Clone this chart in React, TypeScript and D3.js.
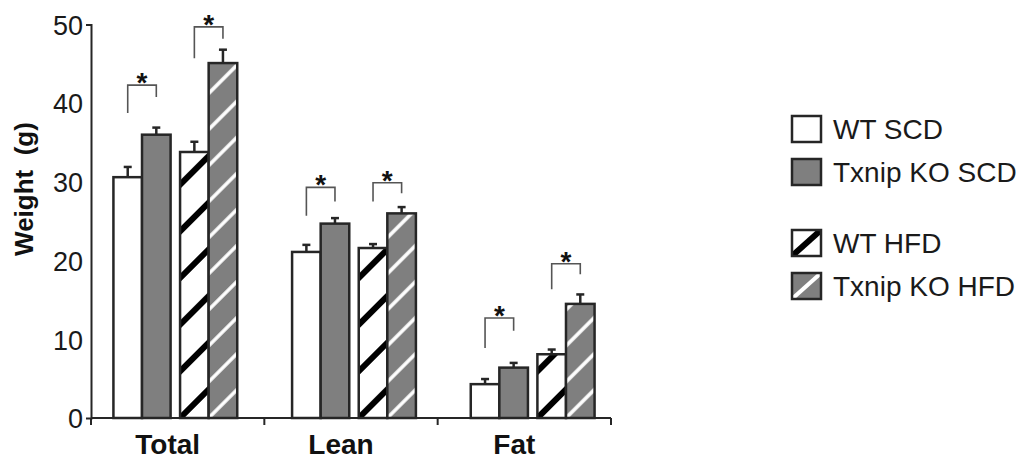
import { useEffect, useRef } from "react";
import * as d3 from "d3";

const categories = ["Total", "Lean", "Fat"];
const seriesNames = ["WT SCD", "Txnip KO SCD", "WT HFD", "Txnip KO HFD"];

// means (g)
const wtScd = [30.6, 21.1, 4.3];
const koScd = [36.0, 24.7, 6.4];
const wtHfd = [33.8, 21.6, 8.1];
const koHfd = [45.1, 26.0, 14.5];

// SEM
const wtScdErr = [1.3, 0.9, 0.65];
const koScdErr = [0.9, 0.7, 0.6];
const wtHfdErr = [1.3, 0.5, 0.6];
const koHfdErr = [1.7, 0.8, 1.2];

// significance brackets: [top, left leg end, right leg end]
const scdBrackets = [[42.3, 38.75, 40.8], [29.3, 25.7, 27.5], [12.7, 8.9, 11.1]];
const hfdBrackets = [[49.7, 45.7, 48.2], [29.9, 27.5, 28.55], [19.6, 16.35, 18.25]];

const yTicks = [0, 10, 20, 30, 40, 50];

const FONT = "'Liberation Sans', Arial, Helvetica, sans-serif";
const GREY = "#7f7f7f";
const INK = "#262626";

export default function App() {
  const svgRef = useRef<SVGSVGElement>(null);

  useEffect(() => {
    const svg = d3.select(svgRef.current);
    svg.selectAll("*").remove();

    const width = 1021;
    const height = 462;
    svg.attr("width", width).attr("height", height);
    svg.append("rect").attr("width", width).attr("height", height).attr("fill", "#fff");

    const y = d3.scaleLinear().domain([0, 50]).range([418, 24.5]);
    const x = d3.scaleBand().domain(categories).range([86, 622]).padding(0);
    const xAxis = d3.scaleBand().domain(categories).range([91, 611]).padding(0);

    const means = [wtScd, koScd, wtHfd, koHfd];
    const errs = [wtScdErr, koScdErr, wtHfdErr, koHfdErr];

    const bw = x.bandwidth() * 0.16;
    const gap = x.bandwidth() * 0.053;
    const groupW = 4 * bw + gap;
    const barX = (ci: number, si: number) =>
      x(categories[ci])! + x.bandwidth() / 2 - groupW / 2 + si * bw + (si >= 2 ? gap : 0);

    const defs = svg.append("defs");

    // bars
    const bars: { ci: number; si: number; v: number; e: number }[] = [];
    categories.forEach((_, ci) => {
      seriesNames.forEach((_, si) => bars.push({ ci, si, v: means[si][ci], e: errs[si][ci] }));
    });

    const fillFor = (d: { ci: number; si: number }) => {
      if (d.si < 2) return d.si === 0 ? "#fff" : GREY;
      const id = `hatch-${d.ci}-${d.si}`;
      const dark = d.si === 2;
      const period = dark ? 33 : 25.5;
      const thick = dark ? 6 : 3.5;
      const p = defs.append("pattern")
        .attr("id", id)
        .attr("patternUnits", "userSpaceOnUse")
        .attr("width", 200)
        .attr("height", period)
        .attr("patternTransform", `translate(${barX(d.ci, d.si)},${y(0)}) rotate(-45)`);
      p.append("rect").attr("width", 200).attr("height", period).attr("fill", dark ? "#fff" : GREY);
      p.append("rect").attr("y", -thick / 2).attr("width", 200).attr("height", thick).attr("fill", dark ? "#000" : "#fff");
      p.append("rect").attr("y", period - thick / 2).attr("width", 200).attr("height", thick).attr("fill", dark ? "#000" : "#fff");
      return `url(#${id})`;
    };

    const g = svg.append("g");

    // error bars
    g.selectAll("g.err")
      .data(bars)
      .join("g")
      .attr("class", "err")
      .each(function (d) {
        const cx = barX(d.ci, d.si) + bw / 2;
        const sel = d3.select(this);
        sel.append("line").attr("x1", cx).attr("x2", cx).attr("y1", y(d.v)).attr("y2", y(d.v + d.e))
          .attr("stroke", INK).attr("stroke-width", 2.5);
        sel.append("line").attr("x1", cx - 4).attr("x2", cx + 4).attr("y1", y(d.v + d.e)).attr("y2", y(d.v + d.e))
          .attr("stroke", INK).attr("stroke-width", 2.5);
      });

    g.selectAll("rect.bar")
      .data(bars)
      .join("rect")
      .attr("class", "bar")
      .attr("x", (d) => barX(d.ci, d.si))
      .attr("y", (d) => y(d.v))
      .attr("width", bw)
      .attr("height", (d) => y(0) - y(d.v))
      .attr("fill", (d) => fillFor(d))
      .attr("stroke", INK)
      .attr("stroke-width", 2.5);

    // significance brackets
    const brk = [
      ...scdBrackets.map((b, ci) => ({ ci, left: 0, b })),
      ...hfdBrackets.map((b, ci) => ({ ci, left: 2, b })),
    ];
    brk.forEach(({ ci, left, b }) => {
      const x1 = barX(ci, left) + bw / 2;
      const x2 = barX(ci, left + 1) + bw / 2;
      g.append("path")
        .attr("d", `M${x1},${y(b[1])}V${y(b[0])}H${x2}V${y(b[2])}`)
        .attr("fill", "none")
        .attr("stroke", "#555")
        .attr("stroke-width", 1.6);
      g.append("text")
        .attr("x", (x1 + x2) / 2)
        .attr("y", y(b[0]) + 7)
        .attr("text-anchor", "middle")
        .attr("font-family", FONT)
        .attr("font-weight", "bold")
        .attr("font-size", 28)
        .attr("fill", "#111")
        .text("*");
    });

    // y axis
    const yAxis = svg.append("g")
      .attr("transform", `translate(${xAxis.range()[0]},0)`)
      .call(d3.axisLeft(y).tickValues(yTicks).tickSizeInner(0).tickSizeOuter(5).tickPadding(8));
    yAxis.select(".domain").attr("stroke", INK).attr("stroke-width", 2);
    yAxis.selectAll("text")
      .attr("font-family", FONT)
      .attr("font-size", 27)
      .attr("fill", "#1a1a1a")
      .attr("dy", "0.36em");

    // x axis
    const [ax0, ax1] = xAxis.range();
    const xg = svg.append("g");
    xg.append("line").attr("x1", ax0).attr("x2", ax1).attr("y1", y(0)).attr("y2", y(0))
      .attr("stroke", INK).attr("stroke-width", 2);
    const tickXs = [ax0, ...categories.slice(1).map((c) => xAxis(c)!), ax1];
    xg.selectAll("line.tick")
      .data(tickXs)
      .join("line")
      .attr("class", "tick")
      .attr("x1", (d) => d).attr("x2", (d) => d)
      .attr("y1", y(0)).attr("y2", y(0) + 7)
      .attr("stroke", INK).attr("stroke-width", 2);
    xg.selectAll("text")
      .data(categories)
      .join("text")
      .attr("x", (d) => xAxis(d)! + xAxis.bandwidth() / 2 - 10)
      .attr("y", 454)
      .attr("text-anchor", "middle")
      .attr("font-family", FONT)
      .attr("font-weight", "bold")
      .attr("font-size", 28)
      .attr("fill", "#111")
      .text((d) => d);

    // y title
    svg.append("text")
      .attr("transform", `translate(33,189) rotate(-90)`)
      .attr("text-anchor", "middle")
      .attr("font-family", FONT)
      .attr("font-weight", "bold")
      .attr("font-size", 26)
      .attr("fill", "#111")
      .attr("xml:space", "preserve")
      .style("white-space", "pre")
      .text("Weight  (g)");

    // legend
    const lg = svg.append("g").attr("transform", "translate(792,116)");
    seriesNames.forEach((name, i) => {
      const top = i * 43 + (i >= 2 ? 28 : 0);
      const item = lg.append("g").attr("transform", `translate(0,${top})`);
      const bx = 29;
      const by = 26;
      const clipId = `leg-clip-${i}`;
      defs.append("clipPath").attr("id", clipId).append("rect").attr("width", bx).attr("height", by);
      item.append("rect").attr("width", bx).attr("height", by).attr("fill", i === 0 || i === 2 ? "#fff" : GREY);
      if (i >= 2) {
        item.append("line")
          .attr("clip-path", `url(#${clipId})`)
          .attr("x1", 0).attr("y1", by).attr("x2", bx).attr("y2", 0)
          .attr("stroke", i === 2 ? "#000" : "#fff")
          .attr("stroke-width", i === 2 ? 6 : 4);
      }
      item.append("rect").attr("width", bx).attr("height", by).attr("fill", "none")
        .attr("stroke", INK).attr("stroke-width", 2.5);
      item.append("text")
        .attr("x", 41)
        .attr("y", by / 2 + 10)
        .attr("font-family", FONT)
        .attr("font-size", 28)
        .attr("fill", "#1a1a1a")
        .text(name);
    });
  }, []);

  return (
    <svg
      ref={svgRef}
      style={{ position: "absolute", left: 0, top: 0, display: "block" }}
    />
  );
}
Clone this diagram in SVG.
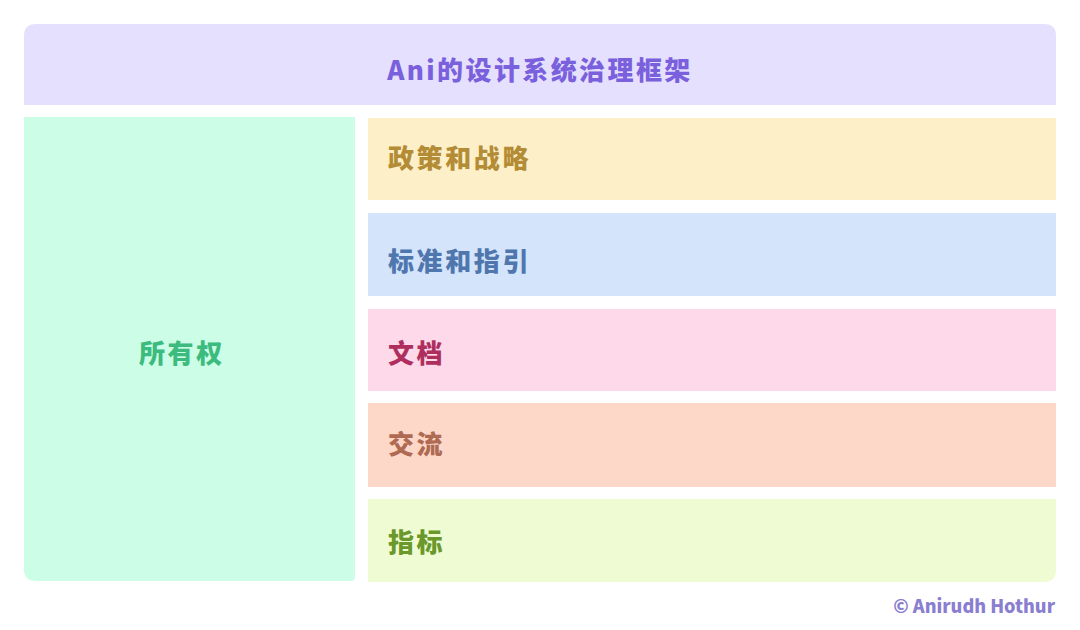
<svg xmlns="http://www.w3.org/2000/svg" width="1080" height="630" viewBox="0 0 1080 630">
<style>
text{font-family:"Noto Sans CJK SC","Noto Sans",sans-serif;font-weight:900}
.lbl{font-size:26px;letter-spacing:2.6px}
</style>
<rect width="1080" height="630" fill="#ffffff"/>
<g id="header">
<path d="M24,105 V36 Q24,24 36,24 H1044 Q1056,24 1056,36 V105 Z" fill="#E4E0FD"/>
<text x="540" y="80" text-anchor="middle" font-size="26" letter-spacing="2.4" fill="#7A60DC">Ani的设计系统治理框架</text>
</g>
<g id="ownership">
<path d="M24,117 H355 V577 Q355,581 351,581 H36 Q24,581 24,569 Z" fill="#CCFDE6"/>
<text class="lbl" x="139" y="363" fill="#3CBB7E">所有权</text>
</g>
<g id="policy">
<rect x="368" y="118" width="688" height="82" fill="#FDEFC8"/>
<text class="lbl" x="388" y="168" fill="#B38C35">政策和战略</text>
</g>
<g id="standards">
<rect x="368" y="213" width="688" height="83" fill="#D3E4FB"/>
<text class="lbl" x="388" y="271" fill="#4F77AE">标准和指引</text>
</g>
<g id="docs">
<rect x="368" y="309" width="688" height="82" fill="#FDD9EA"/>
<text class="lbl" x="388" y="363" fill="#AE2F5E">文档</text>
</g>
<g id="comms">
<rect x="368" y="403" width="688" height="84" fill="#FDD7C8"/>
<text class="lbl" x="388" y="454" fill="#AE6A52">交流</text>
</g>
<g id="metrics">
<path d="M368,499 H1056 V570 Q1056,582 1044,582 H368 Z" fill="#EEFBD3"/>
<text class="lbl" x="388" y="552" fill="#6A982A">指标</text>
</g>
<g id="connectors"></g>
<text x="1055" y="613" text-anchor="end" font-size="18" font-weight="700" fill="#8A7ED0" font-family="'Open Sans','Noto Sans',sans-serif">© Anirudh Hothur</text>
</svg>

▶ _Goal of the exercise_
Omit the pictures and write out exactly the lines from the one containing "Clone this diagram in SVG." through the last line of the material.

▶ _Solution below_
Clone this diagram in SVG.
<svg xmlns="http://www.w3.org/2000/svg" width="1080" height="630" viewBox="0 0 1080 630">
<style>
text{font-family:"Noto Sans CJK SC","Noto Sans",sans-serif;font-weight:900}
.lbl{font-size:26px;letter-spacing:2.6px}
</style>
<rect width="1080" height="630" fill="#ffffff"/>
<g id="header">
<path d="M24,105 V36 Q24,24 36,24 H1044 Q1056,24 1056,36 V105 Z" fill="#E4E0FD"/>
<text x="540" y="80" text-anchor="middle" font-size="26" letter-spacing="2.4" fill="#7A60DC">Ani的设计系统治理框架</text>
</g>
<g id="ownership">
<path d="M24,117 H355 V577 Q355,581 351,581 H36 Q24,581 24,569 Z" fill="#CCFDE6"/>
<text class="lbl" x="139" y="363" fill="#3CBB7E">所有权</text>
</g>
<g id="policy">
<rect x="368" y="118" width="688" height="82" fill="#FDEFC8"/>
<text class="lbl" x="388" y="168" fill="#B38C35">政策和战略</text>
</g>
<g id="standards">
<rect x="368" y="213" width="688" height="83" fill="#D3E4FB"/>
<text class="lbl" x="388" y="271" fill="#4F77AE">标准和指引</text>
</g>
<g id="docs">
<rect x="368" y="309" width="688" height="82" fill="#FDD9EA"/>
<text class="lbl" x="388" y="363" fill="#AE2F5E">文档</text>
</g>
<g id="comms">
<rect x="368" y="403" width="688" height="84" fill="#FDD7C8"/>
<text class="lbl" x="388" y="454" fill="#AE6A52">交流</text>
</g>
<g id="metrics">
<path d="M368,499 H1056 V570 Q1056,582 1044,582 H368 Z" fill="#EEFBD3"/>
<text class="lbl" x="388" y="552" fill="#6A982A">指标</text>
</g>
<g id="connectors"></g>
<text x="1055" y="613" text-anchor="end" font-size="18" font-weight="700" fill="#8A7ED0" font-family="'Open Sans','Noto Sans',sans-serif">© Anirudh Hothur</text>
</svg>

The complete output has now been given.